Output the first line of the listing and each line after it, up to and including the line that contains "freq = np.round(np.arange(0, 30.01, 0.1), 1)", exactly as written, minus the pictures.

########

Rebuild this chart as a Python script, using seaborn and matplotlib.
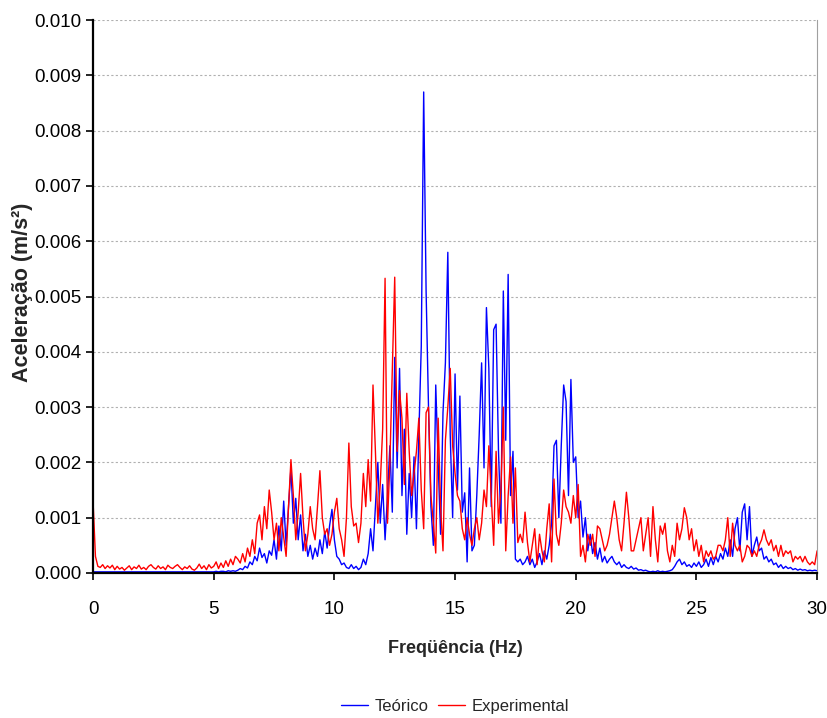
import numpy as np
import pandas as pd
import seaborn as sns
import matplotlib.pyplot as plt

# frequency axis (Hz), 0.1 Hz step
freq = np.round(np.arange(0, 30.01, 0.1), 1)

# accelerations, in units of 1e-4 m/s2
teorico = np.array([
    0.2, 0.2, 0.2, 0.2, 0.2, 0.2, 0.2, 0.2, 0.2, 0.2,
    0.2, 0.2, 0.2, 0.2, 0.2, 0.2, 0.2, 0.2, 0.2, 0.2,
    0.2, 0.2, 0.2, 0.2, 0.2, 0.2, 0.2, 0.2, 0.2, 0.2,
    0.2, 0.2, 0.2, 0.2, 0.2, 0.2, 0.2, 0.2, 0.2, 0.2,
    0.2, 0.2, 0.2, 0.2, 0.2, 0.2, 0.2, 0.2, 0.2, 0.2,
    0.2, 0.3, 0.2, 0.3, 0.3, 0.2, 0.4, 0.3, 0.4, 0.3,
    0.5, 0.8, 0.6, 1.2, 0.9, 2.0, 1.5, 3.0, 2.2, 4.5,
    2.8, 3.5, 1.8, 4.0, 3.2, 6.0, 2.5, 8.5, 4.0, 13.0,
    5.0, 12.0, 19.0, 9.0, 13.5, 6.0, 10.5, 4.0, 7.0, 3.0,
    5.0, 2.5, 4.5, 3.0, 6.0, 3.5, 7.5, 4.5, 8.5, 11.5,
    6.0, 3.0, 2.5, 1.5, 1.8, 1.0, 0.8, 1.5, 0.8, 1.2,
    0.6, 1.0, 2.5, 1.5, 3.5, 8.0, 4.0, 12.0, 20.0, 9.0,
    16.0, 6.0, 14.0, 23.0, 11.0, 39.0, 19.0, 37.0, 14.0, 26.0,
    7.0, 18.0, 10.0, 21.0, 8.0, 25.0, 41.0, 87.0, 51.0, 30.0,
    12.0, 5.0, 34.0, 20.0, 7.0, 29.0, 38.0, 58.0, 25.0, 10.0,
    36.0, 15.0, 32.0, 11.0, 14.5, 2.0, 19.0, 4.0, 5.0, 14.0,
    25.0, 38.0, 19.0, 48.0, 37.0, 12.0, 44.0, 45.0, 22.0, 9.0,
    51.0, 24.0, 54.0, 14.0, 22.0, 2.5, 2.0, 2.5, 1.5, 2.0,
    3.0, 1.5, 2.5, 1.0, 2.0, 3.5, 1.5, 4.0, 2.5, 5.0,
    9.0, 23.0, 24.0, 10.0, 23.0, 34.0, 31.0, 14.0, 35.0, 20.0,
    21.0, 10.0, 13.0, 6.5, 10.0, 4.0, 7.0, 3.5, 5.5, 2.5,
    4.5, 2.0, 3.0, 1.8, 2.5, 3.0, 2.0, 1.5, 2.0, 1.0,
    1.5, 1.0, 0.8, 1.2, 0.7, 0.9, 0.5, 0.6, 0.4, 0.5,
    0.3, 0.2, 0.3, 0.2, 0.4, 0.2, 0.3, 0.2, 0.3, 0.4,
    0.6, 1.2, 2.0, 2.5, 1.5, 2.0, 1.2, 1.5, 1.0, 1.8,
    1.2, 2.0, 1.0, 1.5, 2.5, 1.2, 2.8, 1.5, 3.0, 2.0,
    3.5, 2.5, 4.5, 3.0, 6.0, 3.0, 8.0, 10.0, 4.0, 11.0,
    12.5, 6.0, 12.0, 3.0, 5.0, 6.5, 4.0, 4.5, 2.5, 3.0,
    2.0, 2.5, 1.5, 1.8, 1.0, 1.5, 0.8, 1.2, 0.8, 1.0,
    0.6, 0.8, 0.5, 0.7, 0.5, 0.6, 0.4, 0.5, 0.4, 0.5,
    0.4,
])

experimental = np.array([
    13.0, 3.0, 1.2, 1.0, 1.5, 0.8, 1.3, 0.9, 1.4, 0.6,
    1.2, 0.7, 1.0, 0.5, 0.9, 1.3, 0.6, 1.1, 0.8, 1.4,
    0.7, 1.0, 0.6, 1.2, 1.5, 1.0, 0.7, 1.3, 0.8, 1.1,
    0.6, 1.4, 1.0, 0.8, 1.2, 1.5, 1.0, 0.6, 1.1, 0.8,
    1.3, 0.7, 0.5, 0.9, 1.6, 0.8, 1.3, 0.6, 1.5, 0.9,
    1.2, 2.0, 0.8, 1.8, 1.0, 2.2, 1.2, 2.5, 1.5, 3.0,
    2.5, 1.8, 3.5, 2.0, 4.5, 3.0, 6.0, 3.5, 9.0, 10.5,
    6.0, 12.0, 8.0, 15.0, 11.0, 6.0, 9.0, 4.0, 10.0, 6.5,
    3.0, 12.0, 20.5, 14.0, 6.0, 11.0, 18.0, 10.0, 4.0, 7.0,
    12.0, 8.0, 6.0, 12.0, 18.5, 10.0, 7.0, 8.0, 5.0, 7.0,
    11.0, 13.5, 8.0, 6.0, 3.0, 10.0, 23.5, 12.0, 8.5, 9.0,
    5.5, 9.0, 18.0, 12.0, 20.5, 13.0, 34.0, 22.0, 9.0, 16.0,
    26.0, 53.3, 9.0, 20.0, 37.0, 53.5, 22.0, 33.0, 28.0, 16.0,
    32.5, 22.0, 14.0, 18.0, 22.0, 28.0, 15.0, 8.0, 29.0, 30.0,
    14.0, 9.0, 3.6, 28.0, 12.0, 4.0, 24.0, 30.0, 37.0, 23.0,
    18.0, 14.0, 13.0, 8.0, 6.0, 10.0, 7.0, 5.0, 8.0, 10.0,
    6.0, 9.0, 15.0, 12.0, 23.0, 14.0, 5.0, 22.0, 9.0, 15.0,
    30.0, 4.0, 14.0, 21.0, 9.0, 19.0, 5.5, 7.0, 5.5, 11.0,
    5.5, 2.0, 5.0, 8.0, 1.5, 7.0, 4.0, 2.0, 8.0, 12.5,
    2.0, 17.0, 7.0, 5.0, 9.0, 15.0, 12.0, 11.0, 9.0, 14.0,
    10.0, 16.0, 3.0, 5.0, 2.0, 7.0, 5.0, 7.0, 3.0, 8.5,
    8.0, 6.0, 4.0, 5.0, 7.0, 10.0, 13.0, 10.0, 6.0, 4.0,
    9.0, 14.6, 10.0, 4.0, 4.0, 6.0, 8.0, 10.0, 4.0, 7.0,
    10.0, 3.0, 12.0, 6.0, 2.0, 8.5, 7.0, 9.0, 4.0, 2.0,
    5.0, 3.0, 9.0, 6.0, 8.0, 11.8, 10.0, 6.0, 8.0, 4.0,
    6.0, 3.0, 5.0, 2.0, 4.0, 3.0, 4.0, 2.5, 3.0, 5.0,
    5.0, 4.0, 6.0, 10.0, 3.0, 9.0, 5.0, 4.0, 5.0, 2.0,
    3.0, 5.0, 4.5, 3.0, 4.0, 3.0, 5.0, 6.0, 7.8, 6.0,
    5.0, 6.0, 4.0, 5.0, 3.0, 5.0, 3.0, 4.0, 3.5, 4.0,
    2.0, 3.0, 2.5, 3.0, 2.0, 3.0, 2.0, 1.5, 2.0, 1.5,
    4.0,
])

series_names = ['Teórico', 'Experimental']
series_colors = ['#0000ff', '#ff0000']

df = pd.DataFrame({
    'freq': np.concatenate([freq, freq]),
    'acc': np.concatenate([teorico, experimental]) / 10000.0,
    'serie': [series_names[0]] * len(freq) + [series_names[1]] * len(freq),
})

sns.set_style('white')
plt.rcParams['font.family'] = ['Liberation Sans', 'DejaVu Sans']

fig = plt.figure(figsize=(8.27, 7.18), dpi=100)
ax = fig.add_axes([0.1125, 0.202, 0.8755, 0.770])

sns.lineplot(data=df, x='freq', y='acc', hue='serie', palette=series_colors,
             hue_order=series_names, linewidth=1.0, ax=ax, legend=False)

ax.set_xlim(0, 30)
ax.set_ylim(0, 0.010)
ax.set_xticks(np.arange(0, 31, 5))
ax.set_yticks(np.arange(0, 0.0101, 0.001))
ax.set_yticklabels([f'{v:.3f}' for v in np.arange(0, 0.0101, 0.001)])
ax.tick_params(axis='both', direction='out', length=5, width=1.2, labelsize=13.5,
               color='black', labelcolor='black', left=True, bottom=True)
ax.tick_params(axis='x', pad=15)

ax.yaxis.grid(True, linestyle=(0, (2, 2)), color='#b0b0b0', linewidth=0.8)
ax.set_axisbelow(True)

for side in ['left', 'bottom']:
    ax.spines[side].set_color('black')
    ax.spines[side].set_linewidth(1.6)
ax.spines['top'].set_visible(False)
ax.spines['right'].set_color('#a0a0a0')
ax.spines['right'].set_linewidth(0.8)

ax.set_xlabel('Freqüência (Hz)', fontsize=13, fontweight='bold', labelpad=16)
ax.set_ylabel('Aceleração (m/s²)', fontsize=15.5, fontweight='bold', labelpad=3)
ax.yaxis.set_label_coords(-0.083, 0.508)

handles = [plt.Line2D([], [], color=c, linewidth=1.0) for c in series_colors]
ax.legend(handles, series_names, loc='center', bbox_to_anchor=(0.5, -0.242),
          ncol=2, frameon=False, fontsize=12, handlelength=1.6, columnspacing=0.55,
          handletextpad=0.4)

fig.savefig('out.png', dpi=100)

########

Correct response ::
Rebuild this chart as a Python script, using seaborn and matplotlib.
import numpy as np
import pandas as pd
import seaborn as sns
import matplotlib.pyplot as plt

# frequency axis (Hz), 0.1 Hz step
freq = np.round(np.arange(0, 30.01, 0.1), 1)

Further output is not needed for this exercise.